Nervosismo, gastrite doendo, mãos frias de suor e o elevador vazio.
Chequei o papel envelhecido; há quanto tempo mesmo tinha marcado aquela consulta? Não me lembrava. Era segundo; segundo andar. O vidro, curioso levemente côncavo, distorcia minha imagem de forma sutil, mas terrivelmente perceptível como se gozasse de mim. O apito soou, lento demais afinal para apenas dois lances de concreto.
Ao sair, deparei-me com um local muito semelhante ao saguão de entrada: cadeiras cuidadosamente esfarrapadas e as paredes terrivelmente sujas, embora uma análise mais próxima, revelasse que as infiltrações que escorriam e as coloriam de verde-musgo não passavam de uma bela pintura em afresco. A segunda mão de tinta descascando era obra de um exímio pintor que, sob a luz, emulava um efeito tridimensional perfeito.
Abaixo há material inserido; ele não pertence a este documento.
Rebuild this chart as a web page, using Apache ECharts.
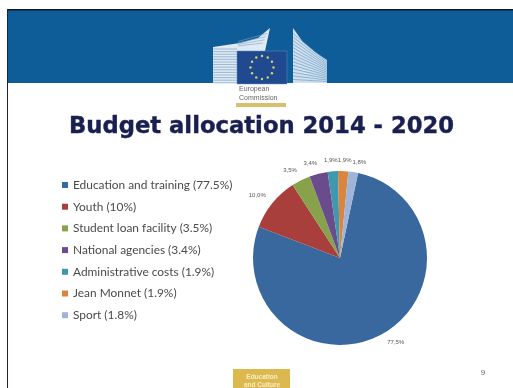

Corri o olhar pelo corredor e pessoas mil sentavam ali esperando serem chamadas. Todas, sem exceção, com o mesmo macacão surrado de cor azul assim como eu. Sentei-me em uma cadeira tão desconfortável que ficava muito claro ser aquilo obra de uma mente doentia e não do tempo de uso. Não tardou para que me chamassem. Qualquer coisa Ribeiro, fui lá eu para dentro do ambulátorio – amparando a folha da porta, um médico todo trajado de preto, dos pés às cabeças.
Ele me olhou, também dos pés a cabeça. “Vá para o quinto andar.” Fui. Fazia parte desse jogo clínico – e particularmente desse – não se opor à decisão dos médicos e aquele, eu não tinha dúvidas, soubera absorver minha dúvida apenas ao olhar certos volumes em minha roupa.
Passei pelo corredor e lá havia toda sorte de deformações pelo corpo humano; um casal em que as genitálias se formaram abaixo do nariz, um senhor que trocara os pés pelas mãos, uma criança destra cuja mão esquerda estava trocada nos pulsos. Isso, aparente. Me odiava por imaginar o que não haveria por baixo dos macacões azuis.
O elevador vazio. O espelho todo convexo. No quinto andar não havia corredor, a porta se abriu e eu, nu, estava deitado no leito de um cirurgião de vestes negras. Passei os olhos por todos seus instrumentos dispostos em uma calha de metal escuro. O mesmo metal escuro perolado que revestia aqueles utensílios cirúrgicos. Não tardou para que eu sentisse o toque morno e nauseabundo daquelas ferramentas entrando e saindo de minha pele – não necessitava de anestesias, pois o metal era tão escuro e carente de qualquer sensação, que mesmo a dor se afugentava de suas pontas.
Ao final do que quer que seja que ele tenha mexido dentro de mim e, perdido em minha náusea, não prestara atenção se consertara meu coração torto, ou meu intestino embaraçado; ao final, o homem apenas me perguntou se “queria algo mais?” ou pelo menos julguei que assim o tivesse feito, como se lesse em meus olhos bicolores a falta de algo. Não falei um pio, mas ele sorriu por sob a máscara escura. “Vá para o terceiro andar.”
O espelho, finalmente teso e reto me provocou um estranhamento: era perturbador me ver exposto assim, sem defeitos. Arrisquei não parar no terceiro e fui ao terraço. Mal tirei os olhos do painel em que eu havia praticado essa enganação tola e o espelho não estava mais lá. O que eu via refletido no aço curtido do elevador era uma forma sem face. Sem saber lidar com uma nova identidade. A sineta soou, muito mais rápido do que o normal.
Quando saí, o macacão azul não existia, estava eu, nu e só. A cama, vazia do lado esquerdo, onde Rafaela não gostava de dormir, estava remexida como se alguém a tivesse abandonado no meio da noite. Olhei para trás e não vi elevador algum, não vi, aliás, nada. Tudo que havia ali, escondido atrás do braço morto de um casaco posto na arara, era um espelho de corpo inteiro. Que Rafaela via-se nua toda noite antes de deitar-se comigo.
Ao ver-me ali, no entanto, uma silhueta magra e pontuda, não me senti belo como Rafaela deveria sentir-se; nem o espelho deve ter gostado de mimetizar meus ângulos, já que passava noites ganhando curvas de linda mulher. Não, quando olhei ali, vi apenas um homem. Cansado, igual a muitos outros. Cujo único pecado era a Doença.
Qualquer coisa Ribeiro, cujo grande pavor na vida era que lhe desvendasse nos olhos a praga que lhe comia as veias. A praga que o negativava na sociedade. Era esse, seu único pavor. Não a doença, mas o terceiro andar.